Une reconnaissance que le sociologue Patrick Vassort, spécialisé en politique du sport, nomme le contre-don. "Lorsqu'il est question de donner sa voix, son vote, il y a toujours un contre-don. Soit une enveloppe à titre personnel ou pour la fédération, soit la promesse d'une compétition internationale sur le sol de celui qui a donné sa voixe, détaille-t-il.
. Les raisons du déballage
"Nous ne sommes pas face au premier scandale", reprend Vassort, maître de conférences à l'université de Caen et auteur de "CIO, Fifa, le sport mortifère" (Le Bord de l'Eau, 2014), "mais face à une première déflagration, l'intervention de la police (NDLR: le 27 mai à Zurich), et une deuxième, l'implication (NDLR: supposée) de Jérôme Valcke, le secrétaire général, la cheville ouvrière de la Fifa. Cela signifiait que les enquêteurs américains avaient des billes contre Blatter."
Pour nombre de hiérarques de la puissante Fédération, le départ programmé du patriarche est l'occasion ou jamais de choisir le bon camp. "Il fallait que ceux qui avaient des rapports avec lui se refassent une virginité pour profiter le cas échéant des prochaines échéances électorales", explique Vassort. Notamment en parlant, en collaborant avec la police, obtenant ainsi un statut protégé digne des repentis de la mafia. "Quand un parrain tombe, un autre se lève", résume-t-il.

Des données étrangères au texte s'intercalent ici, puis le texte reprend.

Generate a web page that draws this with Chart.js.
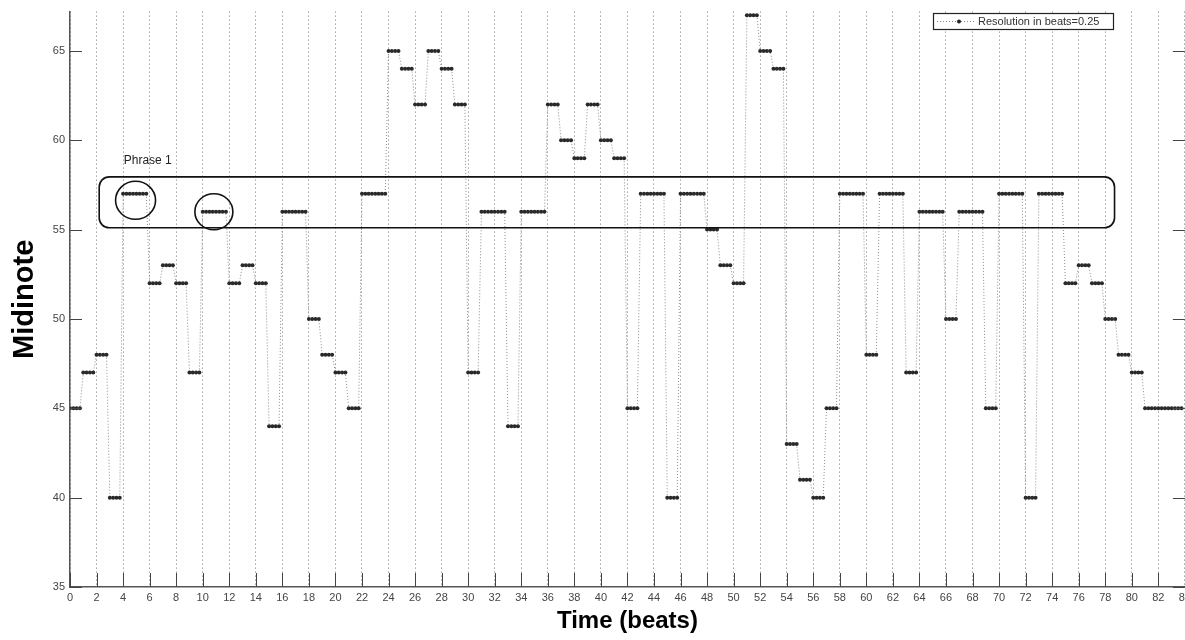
<!DOCTYPE html>
<html>
<head>
<meta charset="utf-8">
<script src="https://cdn.jsdelivr.net/npm/chart.js@4.4.1/dist/chart.umd.min.js"></script>
<style>
html, body { margin: 0; padding: 0; background: #fff; overflow: hidden; }
canvas { display: block; }
</style>
</head>
<body>
<canvas id="canvas" width="1195" height="640"></canvas>
<script>
// midi note of each event and its length in beats
const notes = [45, 47, 48, 40, 57, 52, 53, 52, 47, 56, 52, 53, 52, 44, 56, 50, 48, 47, 45, 57,
    65, 64, 62, 65, 64, 62, 47, 56, 44, 56, 62, 60, 59, 62, 60, 59, 45, 57, 40, 57,
    55, 53, 52, 67, 65, 64, 43, 41, 40, 45, 57, 48, 57, 47, 56, 50, 56, 45, 57, 40,
    57, 52, 53, 52, 50, 48, 47, 45];
const durations = [1, 1, 1, 1, 2, 1, 1, 1, 1, 2, 1, 1, 1, 1, 2, 1, 1, 1, 1, 2,
    1, 1, 1, 1, 1, 1, 1, 2, 1, 2, 1, 1, 1, 1, 1, 1, 1, 2, 1, 2,
    1, 1, 1, 1, 1, 1, 1, 1, 1, 1, 2, 1, 2, 1, 2, 1, 2, 1, 2, 1,
    2, 1, 1, 1, 1, 1, 1, 3];
const resolution = 0.25;
const seriesLabel = 'Resolution in beats=0.25';

// phrase annotation (data coords)
const phraseBox = { x1: 2.2, x2: 78.7, y1: 55.1, y2: 57.95 };
const phraseCircles = [{ x: 4.94, y: 56.64 }, { x: 10.84, y: 56.0 }];
const phraseLabel = { text: 'Phrase 1', x: 4.05, y: 58.88 };

const points = [];
let onset = 0;
notes.forEach((note, i) => {
    for (let t = 0; t < durations[i]; t += resolution) {
        points.push({ x: onset + t, y: note });
    }
    onset += durations[i];
});

const tickFont = { family: 'Liberation Sans, Arial, sans-serif', size: 11 };

const overlay = {
    id: 'overlay',
    afterDatasetsDraw(chart) {
        const ctx = chart.ctx;
        const xs = chart.scales.x;
        const ys = chart.scales.y;
        const area = chart.chartArea;
        const line = (x1, y1, x2, y2) => {
            ctx.beginPath();
            ctx.moveTo(x1, y1);
            ctx.lineTo(x2, y2);
            ctx.stroke();
        };
        ctx.save();

        // ticks pointing inward like matlab
        ctx.strokeStyle = '#444';
        ctx.lineWidth = 1;
        xs.ticks.forEach(t => {
            const px = Math.round(xs.getPixelForValue(t.value)) + 0.5;
            line(px, area.bottom, px, area.bottom - 14);
        });
        ys.ticks.forEach(t => {
            const py = Math.round(ys.getPixelForValue(t.value)) + 0.5;
            line(area.left, py, area.left + 12, py);
            line(area.right - 12, py, area.right, py);
        });

        // phrase box
        const bx1 = xs.getPixelForValue(phraseBox.x1);
        const bx2 = xs.getPixelForValue(phraseBox.x2);
        const by1 = ys.getPixelForValue(phraseBox.y2);
        const by2 = ys.getPixelForValue(phraseBox.y1);
        const r = 10;
        ctx.strokeStyle = '#111';
        ctx.lineWidth = 1.6;
        ctx.beginPath();
        ctx.moveTo(bx1 + r, by1);
        ctx.arcTo(bx2, by1, bx2, by2, r);
        ctx.arcTo(bx2, by2, bx1, by2, r);
        ctx.arcTo(bx1, by2, bx1, by1, r);
        ctx.arcTo(bx1, by1, bx2, by1, r);
        ctx.closePath();
        ctx.stroke();

        ctx.beginPath();
        ctx.ellipse(xs.getPixelForValue(phraseCircles[0].x), ys.getPixelForValue(phraseCircles[0].y), 20, 19, 0, 0, Math.PI * 2);
        ctx.stroke();
        ctx.beginPath();
        ctx.ellipse(xs.getPixelForValue(phraseCircles[1].x), ys.getPixelForValue(phraseCircles[1].y), 19, 18, 0, 0, Math.PI * 2);
        ctx.stroke();

        ctx.fillStyle = '#222';
        ctx.font = '12px Liberation Sans, Arial, sans-serif';
        ctx.textBaseline = 'middle';
        ctx.textAlign = 'left';
        ctx.fillText(phraseLabel.text, xs.getPixelForValue(phraseLabel.x), ys.getPixelForValue(phraseLabel.y));

        // legend
        ctx.fillStyle = '#fff';
        ctx.fillRect(933.5, 13.5, 180, 16);
        ctx.strokeStyle = '#222';
        ctx.lineWidth = 1.2;
        ctx.strokeRect(933.5, 13.5, 180, 16);
        ctx.strokeStyle = '#888';
        ctx.lineWidth = 1;
        ctx.setLineDash([1, 2]);
        line(937, 21.5, 976, 21.5);
        ctx.setLineDash([]);
        ctx.fillStyle = '#222';
        ctx.beginPath();
        ctx.arc(959, 21.5, 2, 0, Math.PI * 2);
        ctx.fill();
        ctx.font = '11px Liberation Sans, Arial, sans-serif';
        ctx.fillStyle = '#333';
        ctx.fillText(seriesLabel, 978, 21.5);

        ctx.restore();
    }
};

const canvas = document.getElementById('canvas');
const chart = new Chart(canvas, {
    type: 'scatter',
    data: {
        datasets: [
            {
                label: seriesLabel,
                data: points,
                showLine: true,
                borderColor: '#8c8c8c',
                borderWidth: 1,
                borderDash: [1, 2],
                pointRadius: 2,
                pointHoverRadius: 2,
                pointBorderWidth: 0,
                pointBackgroundColor: '#2a2a2a'
            }
        ]
    },
    options: {
        responsive: false,
        animation: false,
        devicePixelRatio: 1,
        layout: { padding: { top: 11, right: 0, left: 0, bottom: 0 } },
        plugins: {
            legend: { display: false },
            tooltip: { enabled: false }
        },
        scales: {
            x: {
                type: 'linear',
                min: 0,
                max: 84,
                afterFit: s => { s.height = 53; },
                ticks: { stepSize: 2, autoSkip: false, maxRotation: 0, padding: 4, color: '#444', font: tickFont },
                grid: { color: '#777', lineWidth: 1, drawTicks: false },
                border: { display: true, color: '#555', width: 1.5, dash: [1, 3] },
                title: {
                    display: true,
                    text: 'Time (beats)',
                    color: '#000',
                    font: { family: 'Liberation Sans, Arial, sans-serif', size: 24, weight: 'bold' },
                    padding: { top: 0, bottom: 4 }
                }
            },
            y: {
                min: 35,
                max: 67.2,
                afterFit: s => { s.width = 70; },
                ticks: { stepSize: 5, includeBounds: false, padding: 5, color: '#444', font: tickFont },
                grid: { drawOnChartArea: false, drawTicks: false },
                border: { display: true, color: '#555', width: 1.5 },
                title: {
                    display: true,
                    text: 'Midinote',
                    color: '#000',
                    font: { family: 'Liberation Sans, Arial, sans-serif', size: 29, weight: 'bold' },
                    padding: { top: 8, bottom: 0 }
                }
            }
        }
    },
    plugins: [overlay]
});
</script>
</body>
</html>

"Les premiers aveux ont entraîné la chute du système, renchérit Pascal Boniface. Comme un château de cartes."
. Le rôle de la justice
Comme dans l'affaire Armstrong et d'autres scandales de dopage ou de corruption, c'est l'intervention de la justice et de la police qui a fait tomber la première carte du château. "La justice américaine ne lâche jamais le morceau et Michael Garcia (NDLR: ex-procureur de New York) n'a jamais admis que son rapport commandité par la Fifa ne soit pas pris en considération", note Vassort.
Pour lui, ce sont eux qui ont permis de rompre une omerta qui n'aurait sinon probablement jamais été brisée.